Вдруг открывается дверь, заходит Федор Абрамов.
— Ой! — говорит. — Как неудобно. У вас тут сборище, а я без приглашения…
Панова говорит:
— Ну, что вы, Федя! Все мы очень рады. Сегодня день моего рождения. Присаживайтесь, гостем будете.
— Ой! — еще больше всполошился Абрамов. — День рождения! А я и не знал! И вот без подарка явился…
Панова:
— Какое это имеет значение?! Садитесь, я очень рада.
Абрамов сел, немного выпил, закусил, разгорячился. Снова выпил. Но водка быстро кончилась.
А мы, значит пьем чай с тортом. Абрамов начинает томиться. Потом вдруг говорит:
— Шел час назад мимо гастронома. Возьму, думаю, бутылку «Столичной». Как-никак у Веры Федоровны день рождения…
И Абрамов достает из кармана бутылку водки.
Романс Сергея Вольфа:
Вольф говорил:
— Нормально идти в гости, когда зовут. Ужасно идти в гости, когда не зовут. Однако самое лучшее — это когда зовут, а ты не идешь.
Наутро после большой гулянки я заявил Сергею Вольфу:
— Ты ужасно себя вел. Ты матюгался, как сапожник. И к тому же стащил зажигалку у моей приятельницы…
Вольф ответил:
— Матюгаться не буду. Зажигалку верну.
Длуголенский сказал Вольфу:
— Еду в Крым на семинар драматургов.
— Разве ты драматург?
— Конечно, драматург.
— Какой же ты драматург?!
— Я не драматург?!
— Да уж какой там драматург!
— Если я не драматург, кто тогда драматург?

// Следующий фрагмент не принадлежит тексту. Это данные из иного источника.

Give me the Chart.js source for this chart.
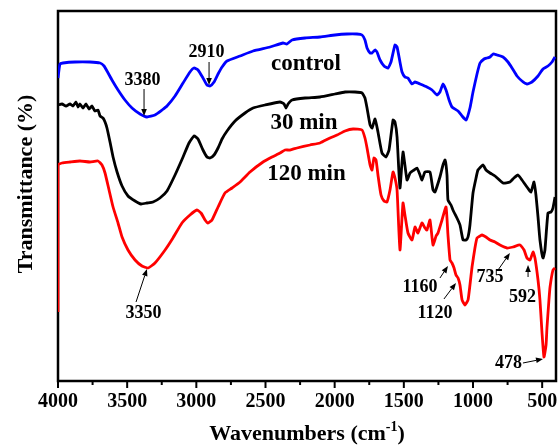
<!DOCTYPE html>
<html>
<head>
<meta charset="utf-8">
<script src="https://cdn.jsdelivr.net/npm/chart.js@4.4.1/dist/chart.umd.min.js"></script>
<style>
html,body{margin:0;padding:0;background:#fff;}
#wrap{width:560px;height:446px;}
</style>
</head>
<body>
<div id="wrap"><canvas id="c" width="560" height="446"></canvas></div>
<script>
// ---- data (wavenumber in cm-1, transmittance in arbitrary offset units) ----
const controlWave = [4000,3986,3964,3877,3769,3696,3667,3646,3610,3566,3516,3465,3407,3357,3299,3248,3212,3154,3096,3046,3017,2988,2952,2923,2901,2872,2843,2814,2778,2684,2590,2467,2373,2345,2308,2214,2106,1998,1911,1839,1802,1781,1766,1744,1730,1708,1694,1672,1643,1614,1593,1564,1549,1528,1513,1492,1470,1441,1419,1383,1333,1296,1260,1239,1217,1195,1173,1152,1108,1079,1050,1022,1000,971,949,920,899,877,855,826,783,747,718,682,646,610,574,530,494,458,429,407];
const controlT = [303,317,318,319,319,318,315,310,301,291,281,273,267,264,266,271,275,285,298,309,313,311,303,296,295,299,307,314,320,325,330,334,338,337,341,343,344,346,347,347,346,341,333,328,328,331,329,321,315,313,319,336,334,319,309,304,303,297,299,297,294,291,286,289,297,291,281,274,270,265,261,273,289,307,318,322,323,324,327,326,324,319,313,305,300,297,299,305,312,315,319,324];

const min30Wave = [4000,3971,3942,3913,3892,3870,3855,3841,3819,3798,3776,3754,3733,3711,3696,3675,3660,3646,3624,3602,3573,3537,3494,3443,3400,3357,3313,3263,3212,3154,3096,3053,3017,2988,2952,2923,2901,2872,2843,2814,2778,2720,2648,2590,2504,2395,2366,2352,2337,2308,2214,2106,1998,1925,1853,1802,1781,
  1766,1744,1730,1708,1687,1658,1629,1607,1578,1564,1549,1528,1506,1477,1455,1426,1405,1383,1369,1347,1311,1289,1275,1239,1217,1202,1188,1181,1159,1145,1116,1094,1072,1050,1036,1022,1000,978,964,928,906,877,841,783,733,704,675,646,610,581,559,545,530,516,494,480,458,436,422,407];
const min30T = [276,277,275,277,275,279,274,277,273,277,272,275,270,271,265,263,259,253,239,224,209,195,185,180,177,178,179,183,190,206,224,238,245,242,231,224,223,226,233,242,250,260,268,273,276,279,277,273,277,281,283,284,287,289,289,288,283,
  273,256,253,262,249,228,224,231,261,259,244,193,229,201,208,211,213,206,201,209,209,191,189,204,216,221,206,181,176,171,163,156,141,141,144,156,188,203,211,216,211,208,205,198,199,203,206,201,194,189,199,186,164,141,123,131,168,169,173,184];

const min120Wave = [4000,4000,3971,3913,3841,3769,3711,3682,3660,3631,3602,3566,3537,3494,3443,3393,3349,3299,3226,3169,3104,3046,2995,2966,2937,2916,2887,2843,2793,2742,2684,2612,2518,2453,2395,2359,2323,2272,2178,2106,2034,1983,1925,1867,1802,1781,1766,1744,1730,1716,1701,1687,1665,1643,1622,1600,1578,1564,1549,1528,1506,1492,1470,1441,1419,1398,1369,1347,1333,1311,1289,1267,1253,1224,1195,1181,1166,1152,1137,1123,1108,1094,1079,1058,1036,1022,1007,986,971,949,935,906,877,841,805,754,711,660,631,610,588,566,552,530,516,501,487,472,465,451,443,422,407];
const min120T = [69,216,218,219,220,219,220,216,208,191,174,158,144,131,121,115,113,118,131,143,158,166,171,168,161,158,161,174,188,193,199,209,219,224,228,231,231,233,236,238,243,246,250,252,251,243,233,216,211,223,221,206,186,180,179,191,209,203,191,131,178,166,148,141,154,148,158,153,151,161,136,145,148,161,174,146,121,118,113,106,103,96,81,76,81,96,114,133,143,145,146,144,141,139,136,133,134,136,131,123,121,129,123,101,81,48,24,36,54,81,94,111,113];

const seriesNames = ['control','30 min','120 min'];
const seriesColors = ['#0000ff','#000000','#ff0000'];

const majorTicks = [4000,3500,3000,2500,2000,1500,1000,500];
const minorTicks = [3750,3250,2750,2250,1750,1250,750];

// series name labels: [text, wavenumber(center), value(baseline)]
const nameLabels = [['control',2207,311],['30 min',2222,252],['120 min',2204,201]];
// peak labels: [text, wavenumber(center), value(baseline)]
const peakLabels = [['3380',3389,296],['2910',2927,324],['3350',3382,63],['1160',1383,89],['1120',1275,63],['735',877,99],['592',642,79],['478',743,13]];
// arrows: [fromWave, fromValue, toWave, toValue]
const arrows = [[3378,292,3378,265],[2908,319,2908,296],[3436,79,3357,112],[1239,103,1181,115],[1210,82,1123,98],[819,111,733,128],[602,104,602,116],[639,18,494,22]];

const FONT = '"Liberation Serif","Times New Roman",Times,serif';

function pts(w, t){ return w.map((x,i)=>({x:x, y:t[i]})); }

const decor = {
  id:'decor',
  beforeDatasetsDraw(chart){
    const {ctx, chartArea:a} = chart;
    ctx.save();
    ctx.strokeStyle = '#000';
    ctx.lineWidth = 2.5;
    ctx.strokeRect(a.left, a.top, a.right - a.left, a.bottom - a.top);
    const xs = chart.scales.x;
    ctx.lineWidth = 2;
    majorTicks.forEach(v=>{
      const p = xs.getPixelForValue(v);
      ctx.beginPath(); ctx.moveTo(p, a.bottom); ctx.lineTo(p, a.bottom + 7); ctx.stroke();
    });
    minorTicks.forEach(v=>{
      const p = xs.getPixelForValue(v);
      ctx.beginPath(); ctx.moveTo(p, a.bottom); ctx.lineTo(p, a.bottom + 4); ctx.stroke();
    });
    ctx.restore();
  },
  afterDatasetsDraw(chart){
    const {ctx} = chart;
    const xs = chart.scales.x, ys = chart.scales.y;
    ctx.save();
    ctx.fillStyle = '#000';
    ctx.textAlign = 'center';
    ctx.textBaseline = 'alphabetic';
    ctx.font = 'bold 23px ' + FONT;
    nameLabels.forEach(l=>{
      ctx.fillText(l[0], xs.getPixelForValue(l[1]), ys.getPixelForValue(l[2]));
    });
    ctx.font = 'bold 18px ' + FONT;
    peakLabels.forEach(l=>{
      ctx.fillText(l[0], xs.getPixelForValue(l[1]), ys.getPixelForValue(l[2]));
    });
    ctx.strokeStyle = '#000';
    ctx.lineWidth = 1;
    arrows.forEach(a=>{
      const x1 = xs.getPixelForValue(a[0]), y1 = ys.getPixelForValue(a[1]);
      const x2 = xs.getPixelForValue(a[2]), y2 = ys.getPixelForValue(a[3]);
      const ang = Math.atan2(y2 - y1, x2 - x1);
      const hl = 7, hw = 2.8;
      const bx = x2 - hl*Math.cos(ang), by = y2 - hl*Math.sin(ang);
      ctx.beginPath(); ctx.moveTo(x1, y1); ctx.lineTo(bx, by); ctx.stroke();
      ctx.beginPath();
      ctx.moveTo(x2, y2);
      ctx.lineTo(bx + hw*Math.sin(ang), by - hw*Math.cos(ang));
      ctx.lineTo(bx - hw*Math.sin(ang), by + hw*Math.cos(ang));
      ctx.closePath(); ctx.fill();
    });
    ctx.restore();
  },
  afterDraw(chart){
    const {ctx, chartArea:a} = chart;
    ctx.save();
    ctx.fillStyle = '#000';
    ctx.font = 'bold 22px ' + FONT;
    ctx.translate(32, 184);
    ctx.rotate(-Math.PI/2);
    ctx.textAlign = 'center';
    ctx.textBaseline = 'alphabetic';
    ctx.fillText('Transmittance (%)', 0, 0);
    ctx.restore();
    ctx.save();
    ctx.fillStyle = '#000';
    ctx.textBaseline = 'alphabetic';
    ctx.textAlign = 'left';
    const mainF = 'bold 22px ' + FONT, supF = 'bold 14px ' + FONT;
    const p1 = 'Wavenumbers (cm', sup = '-1', p3 = ')';
    ctx.font = mainF; const w1 = ctx.measureText(p1).width, w3 = ctx.measureText(p3).width;
    ctx.font = supF; const w2 = ctx.measureText(sup).width;
    const total = w1 + w2 + w3;
    const cx = (a.left + a.right)/2;
    let x = cx - total/2; const base = 440;
    ctx.font = mainF; ctx.fillText(p1, x, base); x += w1;
    ctx.font = supF; ctx.fillText(sup, x, base - 9); x += w2;
    ctx.font = mainF; ctx.fillText(p3, x, base);
    ctx.restore();
  }
};

const datasets = [
  {label: seriesNames[0], data: pts(controlWave, controlT), borderColor: seriesColors[0]},
  {label: seriesNames[1], data: pts(min30Wave, min30T), borderColor: seriesColors[1]},
  {label: seriesNames[2], data: pts(min120Wave, min120T), borderColor: seriesColors[2]}
].map(d=>Object.assign(d, {borderWidth: 2.8, pointRadius: 0, tension: 0.15, fill: false}));

new Chart(document.getElementById('c'), {
  type: 'line',
  data: {datasets},
  plugins: [decor],
  options: {
    responsive: false,
    devicePixelRatio: 1,
    animation: false,
    layout: {padding: {top: 11, right: 4, left: 0, bottom: 0}},
    plugins: {legend: {display: false}, tooltip: {enabled: false}},
    scales: {
      x: {
        type: 'linear', reverse: true, min: 400, max: 4000,
        grid: {display: false, drawTicks: false},
        border: {display: false},
        afterBuildTicks: (s)=>{ s.ticks = majorTicks.concat(minorTicks).sort((a,b)=>a-b).map(v=>({value:v})); },
        afterFit: (s)=>{ s.height = 65; },
        ticks: {
          autoSkip: false, maxRotation: 0, minRotation: 0, padding: 9, color: '#000',
          font: {family: FONT, size: 20, weight: 'bold'},
          callback: (v)=> majorTicks.includes(v) ? String(v) : ''
        }
      },
      y: {
        type: 'linear', min: 0, max: 370,
        grid: {display: false, drawTicks: false},
        border: {display: false},
        ticks: {display: false},
        afterFit: (s)=>{ s.width = 58; }
      }
    }
  }
});
</script>
</body>
</html>
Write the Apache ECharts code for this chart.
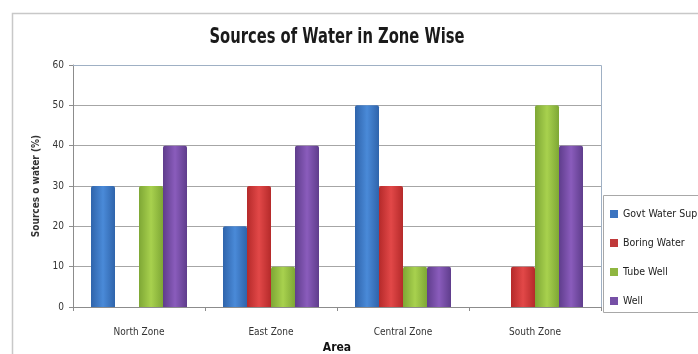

Вольф подумал и тихо говорит:
— Если так, расскажите нам о себе.
Вольф говорит:
— Недавно прочел «Технологию секса». Плохая книга. Без юмора.
— Что значит — без юмора? Причем тут юмор?
— Сам посуди. Открываю первую страницу, написано — «Введение». Разве так можно?
Пивная на улице Маяковского. Подходит Вольф, спрашивает рубль. Я говорю, что и так мало денег. Вольф не отстает. Наконец я с бранью этот рубль ему протягиваю.
— Не за что! — роняет Вольф и удаляется.
Как-то мы сидели в бане. Вольф и я. Беседовали о литературе.
Я все хвалил американскую прозу. В частности — Апдайка. Вольф долго слушал. Затем встал. Протянул мне таз с водой. Повернулся задницей и говорит:
— Обдай-ка!
Писатели Вольф с Длуголенским отправились на рыбалку.
Сняли комнату. Пошли на озеро. Вольф поймал большого судака. Отдал его хозяйке и говорит:
— Зажарьте нам этого судака. Поужинаем вместе.
Так и сделали. Поужинали, выпили. Ушли в свой чулан.
Хмурый Вольф говорит Длуголенскому:
— У тебя есть карандаш и бумага?
— Есть.
— Дай.
Вольф порисовал немного и говорит:
— Вот сволочи! Они подали не всего судака. Смотри. Этот фрагмент был. И этот был. А этого не было. Пойду выяснять.
Спрашиваю поэта Наймана:
— Вы с Юрой Каценеленбогеном знакомы?
— С Юрой Каценеленбогеном? Что-то знакомое. Имя Юра мне где-то встречалось. Определенно встречалось. Фамилию Каценеленбоген слышу впервые.
Найман и Губин долго спорили, кто из них более одинок.